There is a woman in my brother-in-law's family, lovingly nicknamed “crazy Sonia.” Her husband died decades ago, and her son lives in the big city, simultaneously wiser than his years and a fatherless child at heart. She hasn’t left the island in ten years. Her crazy brother lives two houses down but no one calls him crazy. She is seventy but doesn’t look a day over fifty. She brings capered sardines, home-made bread and cherry cake and gives us all a lashing of her beautiful snake tongue. What nobody in the village knows is that there is a song from the eighties, a cover of Lobo’s “Baby I’d Love You to Want Me,” entitled “Sonia” in our language. It’s about a girl leaving a guy, and him still hearing her footsteps as she is in a hurry to get away. No one knows that it is about her, but the lyrics follow her everywhere she goes: “Sonia, just every now and then, please take me back again…”

I hate telling myself that all the sense-making will only make sense with time, but it's the truth. The taxi boat ride back to mainland is swift and exciting. My brother-in-law holds me down so that I don’t tumble out of the boat and my sister and I remove our sunglasses and let our hair down as we cut the waves and they spray us back, straight through a forest of blue-hulled sailing ships that seem to be playing ring-around-the-rosy in the azure archipelago. There are too many people and traffic lights back in the city, across the mountains and away from the sea. I am condemned to wait some more and make the best of the wait.








January 10, 2016

Dancing in no man’s land


The last time I’d been on that road I was in a car accident. We were reluctant to go this time, yet had no real reason. A Hungarian goddess was holding a flamenco dance class so we went for it. A rain, sleet, and fog interstice between two capital cities, an hour and a half ride, what the hell.

 

We never made it. Ten miles before our destination, somewhere between two tunnels, highway traffic stopped dead. Hey buddy, we’re running late, I texted our instructor. As we slowed down, cars parted to the left and right, like the sea, as if gently coaxed by some invisible hand. A rotating light whizzed by in the opposite direction. Then another, and a few more. An ambulance returned our way, followed by several police vehicles, then safety trucks carrying flashing road signs.

 

The car radio didn’t work because I’d knocked off the aerial a few days earlier swiping snow off the roof of the car. Our phones had no data service. There were a million headlights all around, a crowd of people neatly separated and packed inside little metal boxes with wheels on, hiding to keep the cold outside. We couldn’t see far enough ahead to know anything. Nothing left to do but nosh on breadsticks and tangerines, turn knobs and push buttons in the car, and check phones that wouldn’t work. An interstice of fog and sleet between two capital cities, an hour and a half ride through, apparently, the middle of nowhere.

 

My instructor called. Some maniac wrong-way driver crashed. You’re probably not gonna make it, but when you get here, at least stop for drinks.

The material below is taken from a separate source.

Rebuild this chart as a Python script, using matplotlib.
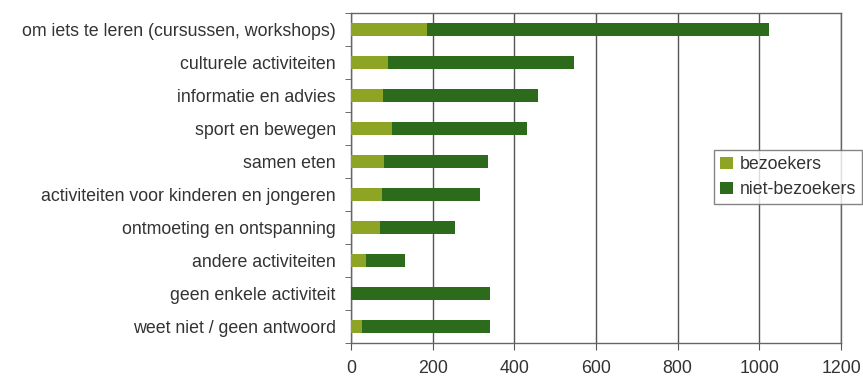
import matplotlib
matplotlib.use("Agg")
import matplotlib.pyplot as plt

plt.rcParams['font.family'] = ['Liberation Sans', 'DejaVu Sans']

categories = [
    "om iets te leren (cursussen, workshops)",
    "culturele activiteiten",
    "informatie en advies",
    "sport en bewegen",
    "samen eten",
    "activiteiten voor kinderen en jongeren",
    "ontmoeting en ontspanning",
    "andere activiteiten",
    "geen enkele activiteit",
    "weet niet / geen antwoord",
]
bezoekers = [185, 91, 79, 101, 81, 75, 72, 37, 0, 28]
niet_bezoekers = [839, 456, 380, 330, 255, 240, 183, 96, 341, 313]
x_ticks = [0, 200, 400, 600, 800, 1000, 1200]

light = "#8ea425"
dark = "#2c6a1c"
text_col = "#333333"
fs = 12.8

fig = plt.figure(figsize=(8.63, 3.79), dpi=100)
ax = fig.add_axes([351 / 863, 36 / 379, 490 / 863, 330 / 379])

y = list(range(len(categories)))
ax.barh(y, bezoekers, height=0.42, color=light, label="bezoekers", zorder=3)
ax.barh(y, niet_bezoekers, left=bezoekers, height=0.42, color=dark,
        label="niet-bezoekers", zorder=3)

ax.set_ylim(len(categories) - 0.5, -0.5)
ax.set_xlim(0, 1200)
ax.set_xticks(x_ticks)
ax.set_xticklabels([str(t) for t in x_ticks], fontsize=fs, color=text_col)
ax.set_yticks(y)
ax.set_yticklabels(categories, fontsize=fs, color=text_col)
ax.tick_params(axis='y', which='major', length=0, pad=11)
ax.set_yticks([i + 0.5 for i in range(-1, len(categories))], minor=True)
ax.tick_params(axis='y', which='minor', length=4, color="#555555")
ax.tick_params(axis='x', length=5, color="#555555", pad=7)

ax.grid(axis='x', color="#555555", linewidth=1.0, zorder=1)
for s in ax.spines.values():
    s.set_color("#666666")
    s.set_linewidth(1.0)

leg = fig.legend(loc='upper left', bbox_to_anchor=(714 / 863, 1 - 150 / 379),
                 fontsize=fs, frameon=True, fancybox=False, edgecolor="#666666",
                 handlelength=0.7, handleheight=0.7, handletextpad=0.4,
                 borderpad=0.35, labelspacing=0.45, borderaxespad=0,
                 labelcolor=text_col)
leg.get_frame().set_linewidth(1.0)

fig.savefig("out.png", dpi=100)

Germans call them Geisterfahrer. Ghost drivers. Flying Dutchmen of the road.

 

We sat in traffic for two hours, abandoned by technology, stretching legs, cracking jokes inside our little warm box, counting the reasons we were running late in the first place. My friends’ bus, me forgetting the car insurance policy, her stopping for coffee at a gas station. Tiny distractions that held us back like Aphrodite’s apples, like breadcrumbs we needed to leave behind. Then the sea started rolling again, slowly and heavily diverted into a single lane. The newspaper reports would say later: one killed, several injured. Wrong-way driver in a Fiat Punto crashed into a Dodge, four more vehicles crashed trying to avoid the collision. Sorry M, but we think we’re just going to drive back home, I texted. Don’t be, he replied. I’m just glad you guys didn’t head out three minutes earlier.

 

We’re not the kind that need to be reminded that we are always close to chaos. That all the comfort, safety and trappings of civilized life are a tunnel, a thin metal membrane, and a steering-wheel swerve away. We don’t read too much into coincidences, but we keep them in mind. Viva la vida, we thought as we passed by the crash site. The little Fiat Punto looked like some otherworldly flower in full bloom, doors and metal sheets unfurled as they tried to get to the driver, and the Dodge had a big dent in its front left side. Three more cars were scattered on the road, lights flashing. A soul left this world, and our dance shoes remained packed away.

 

We turned around, back into the sleet and the rain and the fog. We stopped at a Marché to refresh and get our bearings. There’s something about these places between worlds, between borders. A franchise diner in no man’s land, looking like every other of its kind, with neat containers of fresh fruit and Vienna schnitzels and potato salad and muffins and ever-hot cocoa and coffee. We were the only people there. We had tea and cake and laughed with poppy seeds in our teeth. We spoke of Israel and America and family, and threw a little dance party between the Delilahs and California Blues and My Ways that played for no one but us. I thought of how I hugged my Mom before I left but didn’t hug Dad, because he just handed me the insurance papers through the window. I thought of how I would always be annoyed when my friend takes her time with things, regardless of the outside world. I thought of the “Danger! Slippery” sign in the restroom.

 
We spent nine hours in a car, getting nowhere, doing nothing. No drama, just life, unforgiving in its awkwardness and oddity. Happens every day. We live in lighthouses, connected with corridors of darkness and frost. We follow the music, and take wrong turns that end up righting someone else’s path. We drop out of connection and end up dancing to the music that was meant for us, not the one we thought we had chosen. It wasn’t my car crash this time, it wasn’t my music, but we danced.